Jumat, 21 Oktober 2011

Haji dan Spirit Kebersamaan

Oleh Dr HM Harry Mulya Zein

Haji adalah momen yang mampu memberikan inspirasi bagi kemajuan kemanusiaan. Proses ini ditandai dengan jutaan manusia berbondong-bondong ke baitul Ka'bah, simbol pemersatu umat Islam di seluruh dunia.

Haji merupakan panggilan untuk memperlakukan manusia secara sama, adil, tanpa melihat ras, suku, dan latar belakang lainya. Harkat dan martabat mereka sebagai manusia sama, hak dan kewajiban sebagai hamba juga sama. Tujuan dan arah perjuangan hidup mereka hakikatnya juga sama, yaitu berusaha meraih kebahagiaan yang sejati abadi. Itulah sesungguhnya yang menjadi hikmah dan tujuan utama di syariatkannya ibadah haji.

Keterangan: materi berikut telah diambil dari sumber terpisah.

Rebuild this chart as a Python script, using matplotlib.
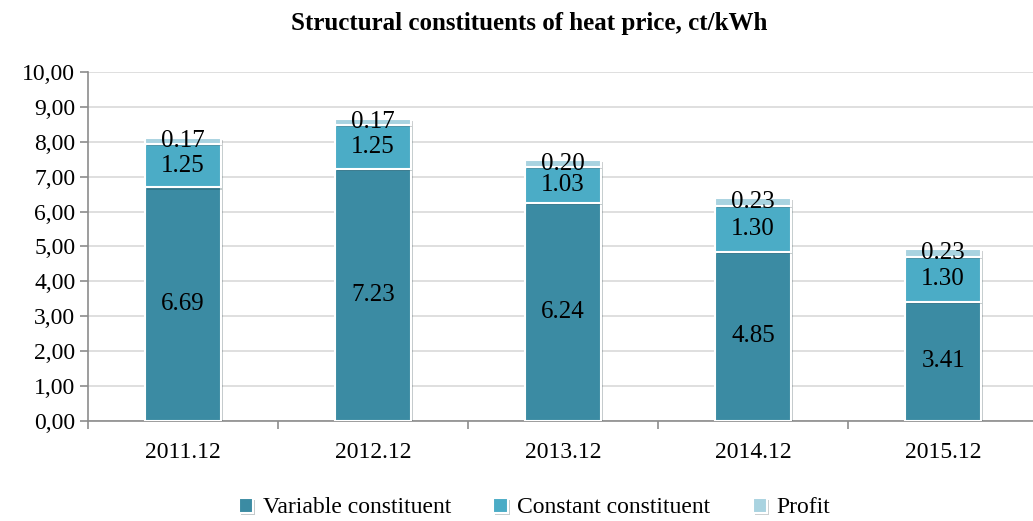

Mengutip Dr Ali Syariati dalam bukunya Hajj, ibadah haji adalah evolusi manusia menuju Allah. Ibadah haji merupakan sebuah demonstrasi simbolis dan falsafah penciptaan Adam. Gambaran selanjutnya, pelaksanaan ibadah haji dapat dikatakan sebagai suatu pertunjukan banyak hal secara serempak. Ibadah haji adalah sebuah pertunjukan tentang penciptaan, sejarah, keesaan, ideologi Islam, dan ummah.

Haji dapat dilihat dari sudut pandang praktis dan konseptual, pilar-pilar doktrin Islam terpenting yang memotivasi bangsa Muslim dan menjadikannya sadar, bebas, terhormat dan, bertanggung jawab secara sosial adalah tauhid, jihad, dan haji.

Dalam bahasa Alquran, hikmah dan tujuan ibadah haji diungkapkan dengan istilah liyasyhaduu manaafi`a lahum, yaitu untuk "menyaksikan" kemanfaatan-kemanfaatan duniawi dan ukhrawi (kebahagiaan sejati) yang mahadahsyat yang akan terus mengalir dan menjadi "milik" mereka yang berhasil menunaikan haji secara mabrur. (QS al-Hajj [22]: 28).

Semua itu, pada akhirnya, mengantarkan seorang haji dapat hidup dengan pengamalan dan nilai kemanusiaan universal. Dalam konteks niat sambil menanggalkan pakaian biasa dan mengenakan pakaian ihram, haji memiliki makna yang lebih universal dengan nilai-nilai kemanusiaan. Pakaian ihram, juga melambangkan pola, preferensi, status, dan perbedaan-perbedaan tertentu.

Pembedaan tersebut dapat mengantar kepada status sosial, ekonomi, atau profesi. Pakaian juga dapat memberi pengaruh psikologis pada pemakainya. Di Miqat, tempat ritual ibadah haji dimulai, perbedaan tersebut harus ditanggalkan. Semua harus memakai pakaian yang sama.

Di Miqat ini, apa pun ras dan suku harus dilepaskan. Semua pakaian yang dikenakan sehari-hari yang membedakan sebagai serigala (yang melambangkan kekejaman dan penindasan), tikus (yang melambangkan kelicikan), anjing (yang melambangkan tipu daya), atau domba (yang melambangkan penghambaan) harus ditinggalkan.

Terakhir, substansi haji adalah mencari dan mengukuhkan sandaran atau landasan yang hakiki begi kehidupan menuju kebahagiaan sejati yang merupakan fokus perhatian dan target pencarian yang dituju oleh seluruh umat manusia. Karena itu, banyak ulama menyebutkan, haji mabrur adalah yang disertai dengan tanda-tanda kemabruran setelah berhaji. Wallahu a'lam.